** Start Given material **
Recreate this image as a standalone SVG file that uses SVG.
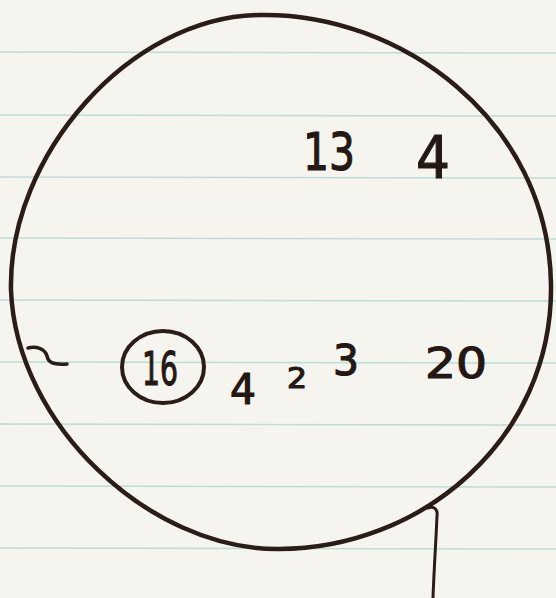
<svg xmlns="http://www.w3.org/2000/svg" width="556" height="598" viewBox="0 0 556 598">
  <style>
    .ink { fill: none; stroke: #2a1c17; stroke-linecap: round; stroke-linejoin: round; }
    .rule { stroke: #bcdcd6; stroke-width: 1.5; }
    .num { font-family: "DejaVu Sans", "Liberation Sans", sans-serif; fill: #241814; stroke: #241814; stroke-width: 1.2; }
  </style>
  <rect width="556" height="598" fill="#f6f4ee"/>
  <g id="paper-lines">
    <line class="rule" x1="0" y1="52" x2="556" y2="53"/>
    <line class="rule" x1="0" y1="115" x2="556" y2="116"/>
    <line class="rule" x1="0" y1="177" x2="556" y2="178"/>
    <line class="rule" x1="0" y1="238" x2="556" y2="239"/>
    <line class="rule" x1="0" y1="300" x2="556" y2="301"/>
    <line class="rule" x1="0" y1="362" x2="556" y2="363"/>
    <line class="rule" x1="0" y1="424" x2="556" y2="425"/>
    <line class="rule" x1="0" y1="486" x2="556" y2="487"/>
    <line class="rule" x1="0" y1="548" x2="556" y2="549"/>
  </g>
  <g id="big-circle">
    <path class="ink" stroke-width="4.5" d="M259,15 C400,12 549,120 551,285 C553,440 420,550 277,549 C150,549 16,425 11,290 C8,155 130,17 259,15 Z"/>
  </g>
  <g id="marks">
    <path class="ink" stroke-width="3.5" d="M28,348 C37,346 45,349 47,356 C48,362 52,365 67,364"/>
    <path class="ink" stroke-width="3" d="M428,508 C434,506 438,509 437,516 C436,540 434,570 433,598"/>
  </g>
  <g id="circled-16">
    <ellipse class="ink" stroke-width="4" cx="163" cy="367" rx="41" ry="36"/>
    <text class="num" x="160" y="385" font-size="46" text-anchor="middle" textLength="36" lengthAdjust="spacingAndGlyphs">16</text>
  </g>
  <g id="labels">
    <text class="num" x="329" y="170" font-size="52" text-anchor="middle" textLength="52" lengthAdjust="spacingAndGlyphs">13</text>
    <text class="num" x="433" y="178" font-size="58" text-anchor="middle" textLength="34" lengthAdjust="spacingAndGlyphs">4</text>
    <text class="num" x="243" y="404" font-size="42" text-anchor="middle" textLength="26" lengthAdjust="spacingAndGlyphs">4</text>
    <text class="num" x="297" y="388" font-size="28" text-anchor="middle" textLength="20" lengthAdjust="spacingAndGlyphs">2</text>
    <text class="num" x="346" y="375" font-size="42" text-anchor="middle" textLength="26" lengthAdjust="spacingAndGlyphs">3</text>
    <text class="num" x="456" y="378" font-size="42" text-anchor="middle" textLength="62" lengthAdjust="spacingAndGlyphs">20</text>
  </g>
</svg>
** End Given material **
Problem statement: Copy the data word for word. Pictures do not go in the copy.

The response:
Recreate this image as a standalone SVG file that uses SVG.
<svg xmlns="http://www.w3.org/2000/svg" width="556" height="598" viewBox="0 0 556 598">
  <style>
    .ink { fill: none; stroke: #2a1c17; stroke-linecap: round; stroke-linejoin: round; }
    .rule { stroke: #bcdcd6; stroke-width: 1.5; }
    .num { font-family: "DejaVu Sans", "Liberation Sans", sans-serif; fill: #241814; stroke: #241814; stroke-width: 1.2; }
  </style>
  <rect width="556" height="598" fill="#f6f4ee"/>
  <g id="paper-lines">
    <line class="rule" x1="0" y1="52" x2="556" y2="53"/>
    <line class="rule" x1="0" y1="115" x2="556" y2="116"/>
    <line class="rule" x1="0" y1="177" x2="556" y2="178"/>
    <line class="rule" x1="0" y1="238" x2="556" y2="239"/>
    <line class="rule" x1="0" y1="300" x2="556" y2="301"/>
    <line class="rule" x1="0" y1="362" x2="556" y2="363"/>
    <line class="rule" x1="0" y1="424" x2="556" y2="425"/>
    <line class="rule" x1="0" y1="486" x2="556" y2="487"/>
    <line class="rule" x1="0" y1="548" x2="556" y2="549"/>
  </g>
  <g id="big-circle">
    <path class="ink" stroke-width="4.5" d="M259,15 C400,12 549,120 551,285 C553,440 420,550 277,549 C150,549 16,425 11,290 C8,155 130,17 259,15 Z"/>
  </g>
  <g id="marks">
    <path class="ink" stroke-width="3.5" d="M28,348 C37,346 45,349 47,356 C48,362 52,365 67,364"/>
    <path class="ink" stroke-width="3" d="M428,508 C434,506 438,509 437,516 C436,540 434,570 433,598"/>
  </g>
  <g id="circled-16">
    <ellipse class="ink" stroke-width="4" cx="163" cy="367" rx="41" ry="36"/>
    <text class="num" x="160" y="385" font-size="46" text-anchor="middle" textLength="36" lengthAdjust="spacingAndGlyphs">16</text>
  </g>
  <g id="labels">
    <text class="num" x="329" y="170" font-size="52" text-anchor="middle" textLength="52" lengthAdjust="spacingAndGlyphs">13</text>
    <text class="num" x="433" y="178" font-size="58" text-anchor="middle" textLength="34" lengthAdjust="spacingAndGlyphs">4</text>
    <text class="num" x="243" y="404" font-size="42" text-anchor="middle" textLength="26" lengthAdjust="spacingAndGlyphs">4</text>
    <text class="num" x="297" y="388" font-size="28" text-anchor="middle" textLength="20" lengthAdjust="spacingAndGlyphs">2</text>
    <text class="num" x="346" y="375" font-size="42" text-anchor="middle" textLength="26" lengthAdjust="spacingAndGlyphs">3</text>
    <text class="num" x="456" y="378" font-size="42" text-anchor="middle" textLength="62" lengthAdjust="spacingAndGlyphs">20</text>
  </g>
</svg>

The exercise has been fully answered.